Average passing stats per win
For more predictive survey of statistics, quarterbacks with the same number of wins where grouped together and their passing statistics were averaged. Quarterbacks with 12 or more wins were grouped together as were quarterbacks with 3 or less wins.
There is definitely a correlation between stats and wins here as would be expected but even this method doesn’t produce the cleanest prediction. The 7 win band for example was greatly skewed by Matt Ryan in 2018 and Drew Brees in 2016. Both quarterbacks had outstanding statistical results despite their teams finishing with only 7 wins. This goes to show that defense is important and even a great quarterback performance won’t always power a team to a winning record.
That being said in most categories there is a steady positive progression as stats improve so do wins. Touchdowns is one category where this isn’t completely true considering between 5 and 8 wins quarterbacks threw between 21 and 23 touchdown passes on average. Yards is another statistic that shows confusing correlation to wins. Between 6 and 11 wins quarterbacks threw between 3700 and 3900 yards, essentially no difference.
The statistics in this study that served to best predict win totals were ANY/A, passer rating, and completion percentage in that order. Using only those statistics and attempting to make a prediction for the Raiders record in 2019 lets go back to the 2019 low, medium and high predictions for Derek Carr’s 2019.
- If Derek Carr hits the low prediction numbers, according to data taken from the last 3 seasons, the Raiders should win 7 games
- If Carr hits the medium prediction numbers the Raiders should win 9 games.
- If Carr hits the high prediction numbers the Raiders should win 11 games.
It’s important to note these numbers have been aggregated from objective sources and NFL stats only. There is no opinion in this study and the bias only comes from the timeframe in which these stats were taken. The middle prediction, likely the safest one, suggest the Raiders could be in the wildcard hunt late in the season and at least register a winning season in 2019.

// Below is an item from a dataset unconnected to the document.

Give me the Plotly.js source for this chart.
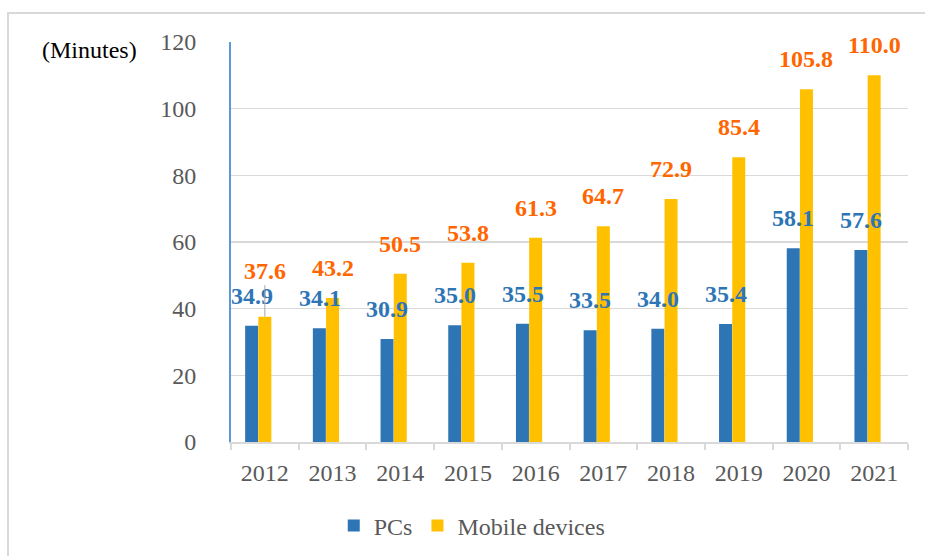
<!DOCTYPE html>
<html>
<head>
<meta charset="utf-8">
<script src="https://cdn.plot.ly/plotly-3.0.1.min.js"></script>
<style>
  html, body { margin: 0; padding: 0; background: #fff; }
  #chart { width: 925px; height: 556px; }
</style>
</head>
<body>
<div id="chart"></div>
<script>
const years = ['2012', '2013', '2014', '2015', '2016', '2017', '2018', '2019', '2020', '2021'];
const pcs = [34.9, 34.1, 30.9, 35.0, 35.5, 33.5, 34.0, 35.4, 58.1, 57.6];
const mobile = [37.6, 43.2, 50.5, 53.8, 61.3, 64.7, 72.9, 85.4, 105.8, 110.0];

const serif = 'Liberation Serif';
const blue = '#2e75b6';
const gold = '#ffc000';
const orange = '#ff6600';

const tracePc = {
    x: years,
    y: pcs,
    name: 'PCs',
    type: 'bar',
    width: 0.192,
    offset: -0.291,
    marker: {color: blue},
    hoverinfo: 'skip'
};

const traceMobile = {
    x: years,
    y: mobile,
    name: 'Mobile devices',
    type: 'bar',
    width: 0.192,
    offset: -0.096,
    marker: {color: gold},
    hoverinfo: 'skip'
};

// value labels above the bars
function labels(vals, color, xshift) {
    return vals.map((v, i) => ({
        xref: 'x',
        yref: 'y',
        x: i,
        y: v,
        text: '<b>' + v.toFixed(1) + '</b>',
        showarrow: false,
        xshift: xshift,
        yshift: 15,
        yanchor: 'bottom',
        font: {family: serif, size: 24, color: color}
    }));
}

const pcLabels = labels(pcs, blue, -13);
const mobileLabels = labels(mobile, orange, 0);
// first mobile label sits higher, with a leader line down to the bar
Object.assign(mobileLabels[0], {
    showarrow: true, arrowhead: 0, arrowwidth: 1, arrowcolor: '#a6a6a6',
    standoff: 0, ax: 0, ay: -46, yshift: 0, yanchor: 'middle'
});

const layout = {
    width: 925,
    height: 556,
    paper_bgcolor: '#fff',
    plot_bgcolor: '#fff',
    font: {family: serif},
    margin: {l: 231, r: 17, t: 42, b: 114},
    barmode: 'overlay',
    showlegend: true,
    legend: {
        orientation: 'h',
        xref: 'container', yref: 'container',
        x: 0.51, xanchor: 'center',
        y: 0.054, yanchor: 'middle',
        font: {family: serif, size: 24, color: '#595959'}
    },
    xaxis: {
        type: 'category',
        range: [-0.5, 9.5],
        showline: true,
        linecolor: '#d9d9d9',
        linewidth: 2,
        ticks: 'outside',
        tickson: 'boundaries',
        ticklen: 6,
        tickwidth: 2,
        tickcolor: '#d9d9d9',
        ticklabelstandoff: 8,
        tickfont: {family: serif, size: 24, color: '#595959'},
        fixedrange: true
    },
    yaxis: {
        range: [0, 120],
        dtick: 20,
        showline: true,
        linecolor: '#5b9bd5',
        linewidth: 2,
        gridcolor: '#d9d9d9',
        gridwidth: 1.5,
        zeroline: false,
        ticks: '',
        ticklabelstandoff: 28,
        tickfont: {family: serif, size: 24, color: '#595959'},
        fixedrange: true
    },
    annotations: [
        {
            xref: 'paper', yref: 'paper',
            x: -0.2097, y: 0.98,
            xanchor: 'center', yanchor: 'middle',
            text: '(Minutes)',
            showarrow: false,
            font: {family: serif, size: 24, color: '#000'}
        }
    ].concat(pcLabels, mobileLabels),
    shapes: [
        {
            type: 'rect', xref: 'paper', yref: 'paper',
            x0: -0.3294, x1: 2, y0: -1, y1: 1.0725,
            line: {color: '#d9d9d9', width: 2},
            layer: 'below'
        }
    ]
};

Plotly.newPlot('chart', [tracePc, traceMobile], layout, {displayModeBar: false, staticPlot: true});
</script>
</body>
</html>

When compared to the 43 quarterbacks who started at least 8 games in a season over the past 3 years, Derek Carr ranked:
- 17th in composite statistical standings
- 14th in total QB wins
- 24th in QB wins per season played
These numbers are very middle of the road figures for the Raiders franchise QB. If Carr isn’t able to make a jump in his second season under Gruden then the Raiders would be smart to see if they can upgrade the position. While Carr certainly has not been terrible, he also hasn’t been great except for arguably one season. In 2016 Carr’s composite statistics ranked 25th out of 85 qualifying quarterbacks in the past 3 years and 8th best that season. Carr needs to improve immensely to solidify his status as the unquestioned starter. This truly is a make or break year for him.